Q:How does adding a node to a Cassandra cluster work?

A: (1) New node starts with auto_bootstrap=true and contacts seed nodes. (2) It joins gossip and learns the cluster topology. (3) With vnodes, it's assigned random token ranges. (4) Existing nodes stream data for those ranges to the new node (status: UJ/Joining). (5) Once streaming completes, status becomes UN/Normal and it serves traffic. The cluster remains fully available throughout — no downtime.

Q:Why does STCS require 50% free disk space?

A: STCS compacts similar-sized SSTables together. In the worst case, it compacts all SSTables in a tier into one new SSTable. During compaction, both the input SSTables and the output SSTable exist simultaneously. If the input is 50% of disk, the output needs another 50%. Only after the new SSTable is complete are the old ones deleted. LCS needs less (10-20%) because it compacts one SSTable at a time against a level.

Common Mistakes

🗑️

Using DELETE heavily without understanding tombstones

Treating Cassandra like an RDBMS and issuing frequent DELETEs. Each delete creates a tombstone that persists for gc_grace_seconds (10 days). Tables with heavy deletes accumulate millions of tombstones, causing read timeouts.
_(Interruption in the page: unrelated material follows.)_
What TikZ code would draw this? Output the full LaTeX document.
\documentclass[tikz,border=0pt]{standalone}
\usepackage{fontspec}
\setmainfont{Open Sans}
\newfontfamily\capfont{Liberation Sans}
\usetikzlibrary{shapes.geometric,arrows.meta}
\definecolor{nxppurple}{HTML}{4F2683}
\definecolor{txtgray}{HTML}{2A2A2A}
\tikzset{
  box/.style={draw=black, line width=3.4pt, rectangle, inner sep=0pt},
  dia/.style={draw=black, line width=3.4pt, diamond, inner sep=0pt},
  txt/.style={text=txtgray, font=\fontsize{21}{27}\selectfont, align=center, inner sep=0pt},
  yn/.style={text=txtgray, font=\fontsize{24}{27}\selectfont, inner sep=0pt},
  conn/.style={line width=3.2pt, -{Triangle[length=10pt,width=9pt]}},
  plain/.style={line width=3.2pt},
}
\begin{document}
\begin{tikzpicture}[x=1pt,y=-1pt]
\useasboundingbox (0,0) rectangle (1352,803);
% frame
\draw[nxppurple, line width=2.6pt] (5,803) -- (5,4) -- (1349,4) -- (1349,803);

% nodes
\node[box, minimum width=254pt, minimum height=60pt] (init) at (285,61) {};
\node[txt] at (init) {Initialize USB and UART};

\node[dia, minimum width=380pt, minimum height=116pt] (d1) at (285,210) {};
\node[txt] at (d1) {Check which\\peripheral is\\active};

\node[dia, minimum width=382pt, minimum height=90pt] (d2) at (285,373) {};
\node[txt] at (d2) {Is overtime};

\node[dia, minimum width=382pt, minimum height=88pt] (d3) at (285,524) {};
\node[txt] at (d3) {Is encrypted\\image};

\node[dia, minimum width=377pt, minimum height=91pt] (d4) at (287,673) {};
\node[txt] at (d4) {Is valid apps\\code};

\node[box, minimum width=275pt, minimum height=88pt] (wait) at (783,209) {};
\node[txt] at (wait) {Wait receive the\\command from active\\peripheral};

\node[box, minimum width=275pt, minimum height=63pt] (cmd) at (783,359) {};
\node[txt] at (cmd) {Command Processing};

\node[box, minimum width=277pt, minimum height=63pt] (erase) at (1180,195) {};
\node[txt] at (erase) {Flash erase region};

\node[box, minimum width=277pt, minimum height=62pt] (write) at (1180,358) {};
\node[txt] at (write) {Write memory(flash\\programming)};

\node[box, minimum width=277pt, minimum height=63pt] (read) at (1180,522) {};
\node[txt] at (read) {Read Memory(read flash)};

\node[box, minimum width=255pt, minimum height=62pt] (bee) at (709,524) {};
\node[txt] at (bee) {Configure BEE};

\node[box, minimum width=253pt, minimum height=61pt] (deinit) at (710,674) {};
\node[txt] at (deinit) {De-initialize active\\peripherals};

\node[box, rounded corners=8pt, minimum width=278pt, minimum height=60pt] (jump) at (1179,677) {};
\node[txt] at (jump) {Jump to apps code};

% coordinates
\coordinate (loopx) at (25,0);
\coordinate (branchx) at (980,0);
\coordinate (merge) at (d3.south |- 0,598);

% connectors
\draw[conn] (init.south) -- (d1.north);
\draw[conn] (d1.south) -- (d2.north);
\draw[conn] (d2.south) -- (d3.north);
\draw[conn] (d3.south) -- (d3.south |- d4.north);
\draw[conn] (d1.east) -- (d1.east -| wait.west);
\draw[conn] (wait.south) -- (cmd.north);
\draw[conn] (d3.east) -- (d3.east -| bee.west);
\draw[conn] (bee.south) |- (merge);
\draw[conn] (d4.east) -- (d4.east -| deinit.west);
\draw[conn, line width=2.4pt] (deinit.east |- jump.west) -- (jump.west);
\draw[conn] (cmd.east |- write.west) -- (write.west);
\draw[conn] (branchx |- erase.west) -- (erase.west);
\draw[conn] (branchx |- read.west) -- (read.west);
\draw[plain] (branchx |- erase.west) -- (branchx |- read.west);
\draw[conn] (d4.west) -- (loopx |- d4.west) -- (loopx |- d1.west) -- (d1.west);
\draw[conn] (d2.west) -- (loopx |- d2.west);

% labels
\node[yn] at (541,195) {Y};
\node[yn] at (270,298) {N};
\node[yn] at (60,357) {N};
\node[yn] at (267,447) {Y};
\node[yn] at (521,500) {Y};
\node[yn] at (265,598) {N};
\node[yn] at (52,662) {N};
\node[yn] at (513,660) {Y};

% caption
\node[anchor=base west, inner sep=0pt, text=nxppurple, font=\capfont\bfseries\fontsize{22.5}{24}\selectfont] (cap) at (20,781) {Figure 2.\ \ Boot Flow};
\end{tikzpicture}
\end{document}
✅Design for TTL-based expiration instead of explicit deletes. Use TWCS for time-series data. If deletes are necessary, monitor tombstone count with nodetool tablestats and ensure compaction runs regularly.

💽

Running out of disk during compaction

Not reserving enough free disk space for compaction. STCS needs up to 50% free space temporarily. When disk fills, compaction stops, SSTables accumulate, reads get slower, and the node becomes unrecoverable.

✅Monitor disk usage and alert at 50% for STCS, 70% for LCS. Add nodes or increase storage before reaching these thresholds. Never let a Cassandra node exceed 80% disk usage.

📈

Using STCS for read-heavy workloads

STCS allows many SSTables to accumulate (high read amplification). Read-heavy tables suffer because every read checks many SSTables, increasing latency unpredictably.
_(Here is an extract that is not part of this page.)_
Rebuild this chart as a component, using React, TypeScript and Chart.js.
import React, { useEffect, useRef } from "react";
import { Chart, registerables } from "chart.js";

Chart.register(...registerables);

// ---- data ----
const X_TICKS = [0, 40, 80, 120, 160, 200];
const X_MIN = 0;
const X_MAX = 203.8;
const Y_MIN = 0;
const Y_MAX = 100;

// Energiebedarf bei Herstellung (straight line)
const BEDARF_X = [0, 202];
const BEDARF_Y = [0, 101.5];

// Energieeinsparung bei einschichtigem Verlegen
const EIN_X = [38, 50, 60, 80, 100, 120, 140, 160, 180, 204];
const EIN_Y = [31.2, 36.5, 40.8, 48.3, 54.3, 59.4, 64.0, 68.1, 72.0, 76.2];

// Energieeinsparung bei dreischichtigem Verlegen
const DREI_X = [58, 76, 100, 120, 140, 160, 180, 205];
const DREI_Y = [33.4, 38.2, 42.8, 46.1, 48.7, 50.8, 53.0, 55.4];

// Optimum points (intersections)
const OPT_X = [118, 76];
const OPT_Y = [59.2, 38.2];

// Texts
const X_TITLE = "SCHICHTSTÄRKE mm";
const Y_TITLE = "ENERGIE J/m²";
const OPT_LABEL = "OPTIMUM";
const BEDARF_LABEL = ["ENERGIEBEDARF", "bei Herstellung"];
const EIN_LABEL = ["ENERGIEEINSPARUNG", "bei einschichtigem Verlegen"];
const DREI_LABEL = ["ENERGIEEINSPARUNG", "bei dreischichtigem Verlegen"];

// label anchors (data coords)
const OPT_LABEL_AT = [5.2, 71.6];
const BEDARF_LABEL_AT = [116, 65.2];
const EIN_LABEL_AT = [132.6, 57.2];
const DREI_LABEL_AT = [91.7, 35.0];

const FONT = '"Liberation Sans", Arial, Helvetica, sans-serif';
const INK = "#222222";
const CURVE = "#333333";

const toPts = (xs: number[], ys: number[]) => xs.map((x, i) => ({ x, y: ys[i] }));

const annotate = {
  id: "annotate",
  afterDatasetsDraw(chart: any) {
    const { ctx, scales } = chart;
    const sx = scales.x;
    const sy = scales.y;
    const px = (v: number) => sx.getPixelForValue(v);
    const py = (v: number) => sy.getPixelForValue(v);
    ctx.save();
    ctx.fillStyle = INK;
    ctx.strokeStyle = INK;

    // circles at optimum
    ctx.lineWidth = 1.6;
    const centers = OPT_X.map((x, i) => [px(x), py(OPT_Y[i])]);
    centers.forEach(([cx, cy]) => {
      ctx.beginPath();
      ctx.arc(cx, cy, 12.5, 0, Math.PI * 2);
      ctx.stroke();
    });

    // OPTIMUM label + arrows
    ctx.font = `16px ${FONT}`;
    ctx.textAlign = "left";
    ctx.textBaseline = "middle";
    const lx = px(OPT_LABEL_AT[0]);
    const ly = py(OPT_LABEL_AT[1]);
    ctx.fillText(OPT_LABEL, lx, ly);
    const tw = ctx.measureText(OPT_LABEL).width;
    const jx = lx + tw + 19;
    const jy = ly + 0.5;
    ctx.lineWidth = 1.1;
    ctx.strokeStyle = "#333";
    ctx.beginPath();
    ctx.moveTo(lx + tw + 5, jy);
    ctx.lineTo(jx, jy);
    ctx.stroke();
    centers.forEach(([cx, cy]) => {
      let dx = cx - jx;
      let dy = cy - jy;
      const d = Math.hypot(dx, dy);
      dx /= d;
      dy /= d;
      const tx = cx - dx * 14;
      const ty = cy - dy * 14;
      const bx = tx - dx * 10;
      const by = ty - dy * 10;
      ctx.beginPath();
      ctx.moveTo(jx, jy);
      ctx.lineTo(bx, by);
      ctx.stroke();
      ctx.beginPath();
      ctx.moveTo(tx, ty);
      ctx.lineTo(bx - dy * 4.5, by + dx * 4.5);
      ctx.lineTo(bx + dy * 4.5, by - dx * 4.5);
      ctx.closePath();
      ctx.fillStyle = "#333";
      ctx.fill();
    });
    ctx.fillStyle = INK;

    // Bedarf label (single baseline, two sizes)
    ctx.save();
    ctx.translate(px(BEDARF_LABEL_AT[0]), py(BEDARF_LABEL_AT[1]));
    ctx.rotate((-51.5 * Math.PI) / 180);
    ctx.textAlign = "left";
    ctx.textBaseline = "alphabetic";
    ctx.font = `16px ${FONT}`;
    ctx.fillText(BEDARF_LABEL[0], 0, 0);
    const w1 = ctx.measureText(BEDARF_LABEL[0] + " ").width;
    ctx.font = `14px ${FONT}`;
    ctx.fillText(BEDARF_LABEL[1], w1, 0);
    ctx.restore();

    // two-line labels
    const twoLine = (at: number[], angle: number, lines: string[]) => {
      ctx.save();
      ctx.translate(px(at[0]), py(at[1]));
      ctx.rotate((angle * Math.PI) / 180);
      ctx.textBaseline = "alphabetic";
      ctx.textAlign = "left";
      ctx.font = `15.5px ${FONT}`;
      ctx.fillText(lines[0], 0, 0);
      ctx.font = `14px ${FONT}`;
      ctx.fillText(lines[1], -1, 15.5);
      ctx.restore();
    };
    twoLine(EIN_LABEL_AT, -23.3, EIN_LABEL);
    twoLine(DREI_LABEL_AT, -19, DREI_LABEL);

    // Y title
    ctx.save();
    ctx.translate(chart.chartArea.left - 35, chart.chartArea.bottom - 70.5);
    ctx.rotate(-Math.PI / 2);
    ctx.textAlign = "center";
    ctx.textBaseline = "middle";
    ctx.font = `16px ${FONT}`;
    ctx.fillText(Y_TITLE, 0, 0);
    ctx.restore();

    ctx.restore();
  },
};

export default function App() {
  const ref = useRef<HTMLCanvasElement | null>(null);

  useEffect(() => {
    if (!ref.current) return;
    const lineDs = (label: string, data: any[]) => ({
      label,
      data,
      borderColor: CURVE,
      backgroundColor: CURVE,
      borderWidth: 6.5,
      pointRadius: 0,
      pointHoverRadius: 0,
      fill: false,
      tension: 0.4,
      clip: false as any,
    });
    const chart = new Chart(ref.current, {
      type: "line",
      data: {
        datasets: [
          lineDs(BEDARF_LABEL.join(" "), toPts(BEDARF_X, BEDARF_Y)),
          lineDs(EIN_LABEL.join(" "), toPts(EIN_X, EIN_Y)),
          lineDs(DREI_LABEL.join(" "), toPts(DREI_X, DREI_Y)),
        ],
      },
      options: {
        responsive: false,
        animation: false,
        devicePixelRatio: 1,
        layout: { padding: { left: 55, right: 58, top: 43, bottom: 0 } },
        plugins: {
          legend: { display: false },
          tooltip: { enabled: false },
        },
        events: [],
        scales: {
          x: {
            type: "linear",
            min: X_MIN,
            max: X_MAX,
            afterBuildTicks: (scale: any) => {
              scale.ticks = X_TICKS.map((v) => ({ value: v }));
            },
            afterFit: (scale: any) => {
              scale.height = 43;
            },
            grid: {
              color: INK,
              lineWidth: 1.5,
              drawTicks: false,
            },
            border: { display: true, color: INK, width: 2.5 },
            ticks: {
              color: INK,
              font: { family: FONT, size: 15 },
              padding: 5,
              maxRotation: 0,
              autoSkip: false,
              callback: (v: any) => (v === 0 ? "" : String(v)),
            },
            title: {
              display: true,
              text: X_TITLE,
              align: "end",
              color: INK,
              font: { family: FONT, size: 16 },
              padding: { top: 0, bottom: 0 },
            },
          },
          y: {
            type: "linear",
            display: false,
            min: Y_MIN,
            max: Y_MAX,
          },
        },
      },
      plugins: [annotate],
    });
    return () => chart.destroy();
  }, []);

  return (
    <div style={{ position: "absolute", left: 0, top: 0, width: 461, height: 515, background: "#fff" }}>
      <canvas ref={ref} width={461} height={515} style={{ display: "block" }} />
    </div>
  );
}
✅Switch to LCS for tables with frequent reads and updates. LCS guarantees bounded read amplification (one SSTable per level per partition). Accept the higher write amplification as the trade-off.

⏰

Using TWCS with out-of-order writes or updates

TWCS assumes data arrives in time order and is never updated. Out-of-order writes land in the wrong time window, and updates to old windows prevent those SSTables from being dropped cleanly.

✅Only use TWCS for pure append-only time-series with uniform TTL. If data arrives out of order or gets updated, use STCS or LCS instead.

🔄

Decommissioning multiple nodes simultaneously

Removing several nodes at once to scale down quickly. If their token ranges overlap, data may not have enough replicas during the transition — risking data loss.

✅Decommission one node at a time. Wait for the operation to complete (nodetool status shows the node gone) before starting the next. For large scale-downs, plan for days not hours.